I’m surprised the level of inflation is not higher than it is, given just how much credit and debt there is rolling around in the economy. Seems like everyone is stretching themselves too thin, like not enough butter on too much toast, to paraphrase Tolkien. All this debt permeating the economy is a real problem, but what is the remedy? Letting large companies and even entire sectors of the economy fail (just try to get a subprime loan these days, it’s impossible) seems distasteful, but wouldn’t it be worse to bail them out? At that point you’re just throwing money at buggy manufacturers when Henry Ford is firing up the assembly line. Let them fail and free up those resources for the rest of the economy.
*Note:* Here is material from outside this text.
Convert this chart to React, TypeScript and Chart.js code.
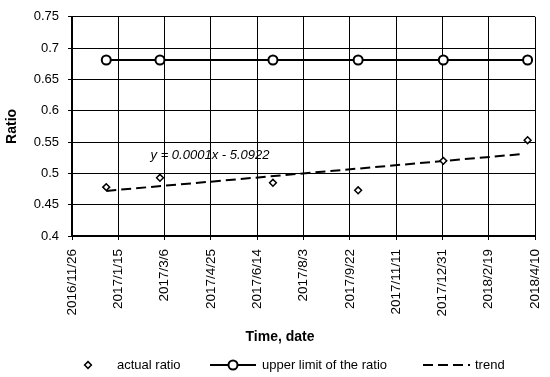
import React, { useEffect, useRef } from 'react';
import { Chart, registerables } from 'chart.js';

Chart.register(...registerables);

const FONT = '"Liberation Sans", Arial, sans-serif';

const baseDate = '2016-11-26';
const xTickLabels = ['2016/11/26', '2017/1/15', '2017/3/6', '2017/4/25', '2017/6/14', '2017/8/3', '2017/9/22', '2017/11/11', '2017/12/31', '2018/2/19', '2018/4/10'];
const sampleDates = ['2017-01-02', '2017-03-01', '2017-07-01', '2017-10-01', '2018-01-01', '2018-04-02'];
const actualRatio = [0.478, 0.493, 0.485, 0.473, 0.52, 0.553];
const upperLimit = [0.681, 0.681, 0.681, 0.681, 0.681, 0.681];
const trendDates = ['2017-01-02', '2018-03-28'];
const trendValues = [0.472, 0.531];
const trendEquation = 'y = 0.0001x - 5.0922';
const seriesNames = ['actual ratio', 'upper limit of the ratio', 'trend'];
const xTitle = 'Time, date';
const yTitle = 'Ratio';

const dayOffset = (d: string) => (Date.parse(d) - Date.parse(baseDate)) / 86400000;

const overlay = {
  id: 'overlay',
  afterDraw(chart: any) {
    const ctx = chart.ctx as CanvasRenderingContext2D;
    ctx.save();
    ctx.fillStyle = '#000';
    ctx.strokeStyle = '#000';
    ctx.textBaseline = 'middle';
    // trend equation
    ctx.font = `italic 13px ${FONT}`;
    ctx.textAlign = 'center';
    ctx.fillText(trendEquation, 210, 155);
    // x axis title
    ctx.font = `bold 14px ${FONT}`;
    ctx.fillText(xTitle, 280, 337);
    // legend
    const ly = 365;
    ctx.font = `13px ${FONT}`;
    ctx.textAlign = 'left';
    // diamond
    ctx.lineWidth = 1.5;
    ctx.beginPath();
    ctx.moveTo(88, ly - 3.4);
    ctx.lineTo(91.4, ly);
    ctx.lineTo(88, ly + 3.4);
    ctx.lineTo(84.6, ly);
    ctx.closePath();
    ctx.fillStyle = '#fff';
    ctx.fill();
    ctx.stroke();
    ctx.fillStyle = '#000';
    ctx.fillText(seriesNames[0], 117, ly);
    // line with circle
    ctx.lineWidth = 2;
    ctx.beginPath();
    ctx.moveTo(210, ly);
    ctx.lineTo(256, ly);
    ctx.stroke();
    ctx.beginPath();
    ctx.arc(233, ly, 4.5, 0, Math.PI * 2);
    ctx.fillStyle = '#fff';
    ctx.fill();
    ctx.stroke();
    ctx.fillStyle = '#000';
    ctx.fillText(seriesNames[1], 262, ly);
    // dashed
    ctx.setLineDash([10, 5]);
    ctx.beginPath();
    ctx.moveTo(423, ly);
    ctx.lineTo(470, ly);
    ctx.stroke();
    ctx.setLineDash([]);
    ctx.fillText(seriesNames[2], 475, ly);
    ctx.restore();
  },
};

export default function App() {
  const ref = useRef<HTMLCanvasElement>(null);
  useEffect(() => {
    if (!ref.current) return;
    const chart = new Chart(ref.current, {
      type: 'line',
      data: {
        datasets: [
          {
            label: seriesNames[0],
            data: sampleDates.map((d, i) => ({ x: dayOffset(d), y: actualRatio[i] })),
            showLine: false,
            pointStyle: 'rectRot',
            pointRadius: 3.4,
            pointBorderWidth: 1.5,
            pointBorderColor: '#000',
            pointBackgroundColor: '#fff',
            borderColor: '#000',
          },
          {
            label: seriesNames[1],
            data: sampleDates.map((d, i) => ({ x: dayOffset(d), y: upperLimit[i] })),
            borderColor: '#000',
            borderWidth: 2,
            pointStyle: 'circle',
            pointRadius: 4.5,
            pointBorderWidth: 2,
            pointBorderColor: '#000',
            pointBackgroundColor: '#fff',
          },
          {
            label: seriesNames[2],
            data: trendDates.map((d, i) => ({ x: dayOffset(d), y: trendValues[i] })),
            borderColor: '#000',
            borderWidth: 2,
            borderDash: [10, 5],
            pointRadius: 0,
          },
        ],
      },
      options: {
        animation: false,
        responsive: false,
        maintainAspectRatio: false,
        layout: { padding: { left: 0, right: 15, top: 14, bottom: 28 } },
        plugins: { legend: { display: false }, tooltip: { enabled: false } },
        scales: {
          x: {
            type: 'linear',
            min: 0,
            max: 500,
            afterFit: (s: any) => { s.height = 113; s.paddingRight = 0; s.paddingLeft = 0; },
            ticks: {
              stepSize: 50,
              minRotation: 90,
              maxRotation: 90,
              autoSkip: false,
              color: '#000',
              padding: 9,
              font: { family: FONT, size: 13.5 },
              callback: (v: any) => xTickLabels[Math.round(Number(v) / 50)] ?? '',
            },
            grid: { color: '#000', lineWidth: 1, tickLength: 4 },
            border: { color: '#000', width: 2 },
          },
          y: {
            min: 0.4,
            max: 0.75,
            afterFit: (s: any) => { s.width = 72; },
            ticks: {
              stepSize: 0.05,
              color: '#000',
              padding: 9,
              font: { family: FONT, size: 13 },
              callback: (v: any) => String(Number(Number(v).toFixed(2))),
            },
            grid: { color: '#000', lineWidth: 1, tickLength: 4 },
            border: { color: '#000', width: 2 },
            title: {
              display: true,
              text: yTitle,
              color: '#000',
              font: { family: FONT, size: 14, weight: 'bold' },
              padding: { top: 4, bottom: 4 },
            },
          },
        },
      },
      plugins: [overlay],
    } as any);
    return () => chart.destroy();
  }, []);
  return (
    <div style={{ position: 'absolute', left: 0, top: 0, width: 550, height: 377, background: '#fff' }}>
      <canvas ref={ref} width={550} height={377} style={{ width: 550, height: 377 }} />
    </div>
  );
}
At least, that’s my inclination. Lots of people that seem to know more about this stuff than me keep telling me that many of these companies can’t fail, because they’re all intertwined with each other, so if one goes down it’s like a big house of cards. And it’s all fine and good to lose the sub-prime mortgage lenders, but if all of the lenders go down then we have some serious issues with liquidity in the economy.

One Response to “The most important paragraph I’ve read all week”

  1. Geof F. Morris Identicon Icon Geof F. Morris Says:

    Been thinking about this myself. I think you want to help people who can pay for a house stay in a house—if they can afford their house with a 30-year, fixed-APR, government-secured loan, let’s help them stay in their house. There is a social good to keeping those folks in their homes. But as for speculators and people who were clearly trying to live well above their means, well … sorry.

    Now, as for the companies who over-extended, the issue is, as you note, far thornier. But we made it through the S&L crisis, y’know? The cure for market liquidity is going to be artificially low interest rates, which was part of the problem in the first place. [The far, far larger issue was that the securitization of mortgages as re-packaged financial instruments made the process of making a loan offer into a commission game, which meant that the people out in the field making the loan offers to folks had a significant benefit to fudging the numbers to make their commission.] Also, this will certainly drive inflation and other nasty things, but I’m afraid of financial system failure being a worse ill than all that, y’know?